Via the online lobbying platform Internet Blueprint, support is sought for six pending legislative bills:

  • “Strengthening Fair Use Act” – which seeks to eliminate forced repayment of copyright owners’ legal fees in fair use cases and the expansion of examples of uses in fair use.
  • “Shortening the Term of Copyright Act” – which would shorten US copyright protection terms to the life of the author plus 50 years from present 70 years.
  • “Reducing Copyright Abuse and Overreach Act” – which is designed to prevent copyright owners from claiming powers that the law does not grant them, according to the accompanying explanation of the proposal.
  • “Eliminating Barriers to Lawful Use Act” – which seeks to amend the anti-circumvention provision of the Digital Millennium Copyright Act by allowing the breaking of digital rights management (DRM) for lawful uses and enable the sale of tools for lawfully breaking DRM.
  • “Transparency and Accountability in IP Trade Negotiations Act” – which calls for transparency in forging trade agreements on intellectual property and for any US Trade Representative (USTR) advisory group to include representatives from public interest groups.

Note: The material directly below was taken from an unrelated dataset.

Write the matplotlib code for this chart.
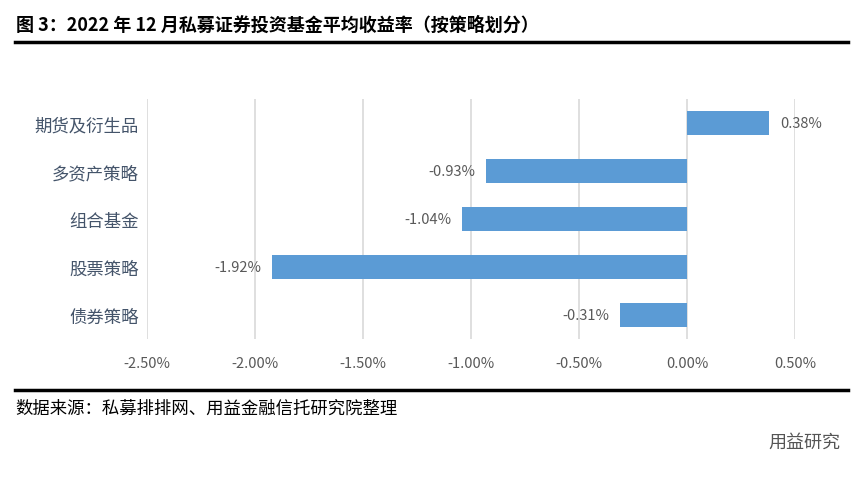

  • “Strengthening and Improving DMCA Safe Harbors Act” – which seeks to improve the notice-and-take down process in which an intermediary is obliged to pull down content upon receipt of a complaint and asks for higher penalties for the harmed party.

According to IP Watch, the two most-voted proposals so far are extending first-sale rights to users and for network providers who offer services that violate the internet neutrality standard to be prohibited from labelling their services as “internet services.”